Prompted by the reset in thinking brought about by the euro crisis,
there has been a flurry of publications dealing with a possible
future of Europe recently. To begin with Daniel Cohn-Bendit and Guy
Verhofstadt – both of the rarest of species: Well known Members of
the European Parliament (EP) – published their federalist manifesto
Debout l'Europe! Martin
Schulz, President of the EP weighed in with his entry
tellingly entitled The Tied Up Giant – Europe's Last Chance.
Jürgen Habermas has also made his voice heard with an essay Zur
Verfassung Europas. Even that
weathercock of the subject du jour,
Bernard-Henri Levy, has co-signed a manifesto on Europe ou
le chaos? together with a number
of other European writers.
Ulrich Beck with his short essay on
The German Europe fits
right into this – important – fad. In his book, he provides a
criticism of the current state of Europe, while at the same time
putting forward a new Rousseauian social contract for a better future
Europe. His is an integrationist vision that he proclaims a necessity
for Europe if it is to be “capable of finding answers for [today's]
fundamental transformation and great challenges without falling into
the trap of xenophobia and violence.”
For Beck, Europe has become German
in a process that is determined by economic might on the one hand and
“Merkiavelli's”
(in)action on the other hand. Said inaction is what in particular
reinforces German power. It is not the fear to be dominated by German
money – or tanks – that prompts the submission to German policy
preferences, it is the all-dominating fear – inherently part of
modernity's risk
society
– of a forced exit from the Euro prompted by the absence
of German money that results in the political might of the country.
This German inaction has been
described and criticized (Beck: “Germany has become too
powerful to allow itself not to take a decision”)
elsewhere of course, Beck's analysis is nothing new in this regard
then. It also comes up surprisingly short when he claims that Merkel
had seized her chance and changed the balance of power in Europe.
Even while admits himself, that the current situation is untenable
with the crisis still very much – and once again – raging.
Germany's hesitant action at every
recurring point of deep crisis might be sufficient to contain the
problem of the day; an end to the crisis per se
cannot come without deep structural and institutional solutions.
Current German might in that regard is merely a temporary phenomenon
based on a specific politico-economic problem-set that allows the
country to position itself as a normative model whose policy
solutions others are expected to apply.
This temporary and sectoral – because economic – hegemony might
of course be translated into a more enduring institutional and
structural format once a sort of new European Union (2.0) has
emerged. Yet, Germany has so far produced little but a cacophony of
voices advocating changes with little tangible proposals emanating
from the supposed leader of the pack. It is is difficult to argue
then that Merkel has – at least so far – managed to implement a
lasting shift of powers within the EU's complex governance system.

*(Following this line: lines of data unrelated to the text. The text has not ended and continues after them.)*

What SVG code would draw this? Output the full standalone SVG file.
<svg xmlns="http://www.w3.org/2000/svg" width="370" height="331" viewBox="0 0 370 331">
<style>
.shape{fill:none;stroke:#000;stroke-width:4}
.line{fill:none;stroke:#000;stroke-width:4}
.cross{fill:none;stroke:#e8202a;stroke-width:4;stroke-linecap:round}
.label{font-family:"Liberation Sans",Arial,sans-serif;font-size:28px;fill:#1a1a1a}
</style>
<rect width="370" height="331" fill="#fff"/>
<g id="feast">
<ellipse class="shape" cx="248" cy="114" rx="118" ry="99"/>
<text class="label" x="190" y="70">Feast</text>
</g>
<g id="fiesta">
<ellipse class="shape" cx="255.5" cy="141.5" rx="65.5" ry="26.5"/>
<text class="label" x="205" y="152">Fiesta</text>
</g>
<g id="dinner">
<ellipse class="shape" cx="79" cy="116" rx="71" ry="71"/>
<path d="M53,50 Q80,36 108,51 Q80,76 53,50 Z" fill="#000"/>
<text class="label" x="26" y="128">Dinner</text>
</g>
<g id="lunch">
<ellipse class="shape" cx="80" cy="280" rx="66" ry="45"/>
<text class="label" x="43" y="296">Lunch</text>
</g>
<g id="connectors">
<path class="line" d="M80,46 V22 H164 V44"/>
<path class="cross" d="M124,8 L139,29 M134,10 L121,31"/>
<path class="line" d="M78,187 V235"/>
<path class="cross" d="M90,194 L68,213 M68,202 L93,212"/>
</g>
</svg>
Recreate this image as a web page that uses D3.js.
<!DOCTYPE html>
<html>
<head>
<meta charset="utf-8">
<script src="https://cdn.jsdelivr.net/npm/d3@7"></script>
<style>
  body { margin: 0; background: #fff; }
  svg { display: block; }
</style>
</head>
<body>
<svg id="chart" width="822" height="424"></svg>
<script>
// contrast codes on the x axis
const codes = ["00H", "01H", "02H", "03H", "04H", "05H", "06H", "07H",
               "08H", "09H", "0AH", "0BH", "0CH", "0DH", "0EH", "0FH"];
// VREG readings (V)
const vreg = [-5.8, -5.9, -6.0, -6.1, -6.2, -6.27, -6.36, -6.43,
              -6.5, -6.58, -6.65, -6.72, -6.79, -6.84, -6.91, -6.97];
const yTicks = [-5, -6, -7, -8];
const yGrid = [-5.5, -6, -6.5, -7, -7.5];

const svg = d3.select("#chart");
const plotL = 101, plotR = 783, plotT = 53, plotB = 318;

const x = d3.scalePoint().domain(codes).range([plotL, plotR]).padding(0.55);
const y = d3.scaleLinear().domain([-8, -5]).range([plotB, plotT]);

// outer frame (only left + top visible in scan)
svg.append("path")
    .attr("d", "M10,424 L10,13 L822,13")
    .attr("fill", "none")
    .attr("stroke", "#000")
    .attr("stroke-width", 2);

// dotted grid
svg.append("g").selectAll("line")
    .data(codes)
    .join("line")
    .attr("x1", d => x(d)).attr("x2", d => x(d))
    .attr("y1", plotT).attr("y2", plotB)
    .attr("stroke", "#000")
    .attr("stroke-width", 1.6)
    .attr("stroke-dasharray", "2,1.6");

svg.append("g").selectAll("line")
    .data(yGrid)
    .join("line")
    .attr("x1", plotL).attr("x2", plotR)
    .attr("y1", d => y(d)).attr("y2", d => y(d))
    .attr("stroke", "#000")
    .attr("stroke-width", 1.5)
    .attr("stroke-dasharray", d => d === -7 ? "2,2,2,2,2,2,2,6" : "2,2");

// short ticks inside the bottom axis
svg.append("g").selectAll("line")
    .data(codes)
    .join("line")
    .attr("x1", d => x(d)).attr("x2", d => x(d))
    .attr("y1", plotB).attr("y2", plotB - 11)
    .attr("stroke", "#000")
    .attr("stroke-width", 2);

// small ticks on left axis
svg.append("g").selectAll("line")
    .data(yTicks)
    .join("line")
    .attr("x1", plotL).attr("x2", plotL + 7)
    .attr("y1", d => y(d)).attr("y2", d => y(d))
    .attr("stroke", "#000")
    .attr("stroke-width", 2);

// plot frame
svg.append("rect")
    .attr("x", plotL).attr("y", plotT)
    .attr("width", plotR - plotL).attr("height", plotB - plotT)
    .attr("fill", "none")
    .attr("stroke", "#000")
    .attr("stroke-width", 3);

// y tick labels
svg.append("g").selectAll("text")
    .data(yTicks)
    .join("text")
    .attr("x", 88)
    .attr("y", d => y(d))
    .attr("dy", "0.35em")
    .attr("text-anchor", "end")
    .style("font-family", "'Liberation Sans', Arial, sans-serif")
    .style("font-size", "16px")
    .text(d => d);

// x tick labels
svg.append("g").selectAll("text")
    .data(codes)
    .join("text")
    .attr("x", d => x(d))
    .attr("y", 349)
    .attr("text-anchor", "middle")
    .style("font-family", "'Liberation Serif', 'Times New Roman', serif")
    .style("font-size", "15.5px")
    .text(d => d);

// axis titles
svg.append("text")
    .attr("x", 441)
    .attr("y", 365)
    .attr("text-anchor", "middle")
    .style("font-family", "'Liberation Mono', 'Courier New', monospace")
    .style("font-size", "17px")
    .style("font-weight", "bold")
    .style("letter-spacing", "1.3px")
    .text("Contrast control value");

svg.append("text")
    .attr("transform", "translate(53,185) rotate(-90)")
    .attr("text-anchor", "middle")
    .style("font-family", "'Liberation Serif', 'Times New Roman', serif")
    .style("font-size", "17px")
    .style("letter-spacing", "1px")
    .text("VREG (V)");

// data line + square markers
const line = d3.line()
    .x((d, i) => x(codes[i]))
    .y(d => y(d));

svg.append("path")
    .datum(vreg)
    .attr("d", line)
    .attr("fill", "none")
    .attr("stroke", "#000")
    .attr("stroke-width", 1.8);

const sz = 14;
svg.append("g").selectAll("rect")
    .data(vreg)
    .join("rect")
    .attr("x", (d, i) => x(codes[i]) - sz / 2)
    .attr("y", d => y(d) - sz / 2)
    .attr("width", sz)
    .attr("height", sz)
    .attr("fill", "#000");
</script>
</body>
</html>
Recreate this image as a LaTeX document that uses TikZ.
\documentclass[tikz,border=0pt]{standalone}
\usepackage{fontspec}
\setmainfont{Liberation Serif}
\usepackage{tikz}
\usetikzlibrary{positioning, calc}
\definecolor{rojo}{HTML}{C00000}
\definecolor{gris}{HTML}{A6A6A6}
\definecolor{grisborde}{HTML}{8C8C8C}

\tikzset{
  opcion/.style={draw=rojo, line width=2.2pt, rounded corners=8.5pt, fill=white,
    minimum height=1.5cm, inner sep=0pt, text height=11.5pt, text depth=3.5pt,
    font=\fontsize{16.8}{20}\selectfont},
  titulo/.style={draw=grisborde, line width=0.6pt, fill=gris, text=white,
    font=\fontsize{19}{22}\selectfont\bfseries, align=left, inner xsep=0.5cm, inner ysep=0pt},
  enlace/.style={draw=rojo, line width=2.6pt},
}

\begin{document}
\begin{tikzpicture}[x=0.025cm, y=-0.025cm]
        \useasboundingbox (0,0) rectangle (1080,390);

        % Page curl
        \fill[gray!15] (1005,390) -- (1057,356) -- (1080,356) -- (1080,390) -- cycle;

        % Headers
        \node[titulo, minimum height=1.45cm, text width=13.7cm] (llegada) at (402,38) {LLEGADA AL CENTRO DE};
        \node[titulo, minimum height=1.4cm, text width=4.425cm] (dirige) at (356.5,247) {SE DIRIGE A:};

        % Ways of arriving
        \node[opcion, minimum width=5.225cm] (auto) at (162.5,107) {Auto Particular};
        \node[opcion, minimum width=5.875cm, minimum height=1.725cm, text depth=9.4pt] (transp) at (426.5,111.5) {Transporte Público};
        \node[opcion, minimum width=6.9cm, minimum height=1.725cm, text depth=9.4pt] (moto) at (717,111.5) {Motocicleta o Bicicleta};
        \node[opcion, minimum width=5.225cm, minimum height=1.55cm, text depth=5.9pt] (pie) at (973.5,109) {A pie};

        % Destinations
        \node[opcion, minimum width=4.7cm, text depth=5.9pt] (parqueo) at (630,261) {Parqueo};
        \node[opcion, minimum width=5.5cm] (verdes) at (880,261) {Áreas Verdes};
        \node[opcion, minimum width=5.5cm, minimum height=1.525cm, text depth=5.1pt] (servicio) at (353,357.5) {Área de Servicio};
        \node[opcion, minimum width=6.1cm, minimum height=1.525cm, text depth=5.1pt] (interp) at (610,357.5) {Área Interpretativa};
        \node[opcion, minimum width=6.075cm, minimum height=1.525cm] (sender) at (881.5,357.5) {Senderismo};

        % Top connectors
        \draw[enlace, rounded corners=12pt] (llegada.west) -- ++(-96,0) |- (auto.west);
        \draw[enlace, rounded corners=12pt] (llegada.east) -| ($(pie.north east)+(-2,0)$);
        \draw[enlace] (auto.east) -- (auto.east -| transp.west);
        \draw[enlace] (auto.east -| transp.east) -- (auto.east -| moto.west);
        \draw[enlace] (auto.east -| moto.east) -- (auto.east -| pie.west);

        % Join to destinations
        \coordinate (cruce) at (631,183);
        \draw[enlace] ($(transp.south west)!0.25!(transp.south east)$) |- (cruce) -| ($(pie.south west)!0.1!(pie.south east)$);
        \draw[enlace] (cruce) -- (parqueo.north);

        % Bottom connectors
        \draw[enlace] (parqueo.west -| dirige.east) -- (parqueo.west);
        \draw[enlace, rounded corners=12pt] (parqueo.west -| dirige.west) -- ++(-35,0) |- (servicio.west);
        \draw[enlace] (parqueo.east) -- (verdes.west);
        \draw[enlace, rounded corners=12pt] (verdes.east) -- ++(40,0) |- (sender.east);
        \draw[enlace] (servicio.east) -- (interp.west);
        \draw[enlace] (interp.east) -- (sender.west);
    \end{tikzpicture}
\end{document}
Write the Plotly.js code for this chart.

Beck finally lays out his vision for
a social contract for Europe. He regards this kind of contract as the
overcoming of an out-dated national state of existence –
Nationalzustand.
Europe of course is not a society though, which means that a
“post-national society of national societies” has to be
constructed instead. The fact that there is no European people hardly
matters in this regard since our societies are increasingly
individualized in the first place.
The Erasmus generation were to live
this kind of individualized European life horizontally
already, even while the vertical,
institution-oriented process of integration, prompts their criticism
of Brussels. For Beck, this new social contract needs to be
accompanied by more social security at the European level especially
to address youth unemployment in Southern Europe. Increased
integration furthermore were to go along with an increased bottom-up
democratization process, leading to aforementioned individuals
emerging as the sovereign of European democracy.
The German sociologist lays out an interesting vision of a German
Europe, dominated by Merkiavelli's government. Yet, his analysis is a
disappointingly temporal nature, not taking into account demographic,
economic, nor even institutional changes, that will seriously impact
the intra-EU balance of power as he presents it. His proposed social
contract, finally, is an interesting idea that Beck seems to have no
idea how it could be implemented though.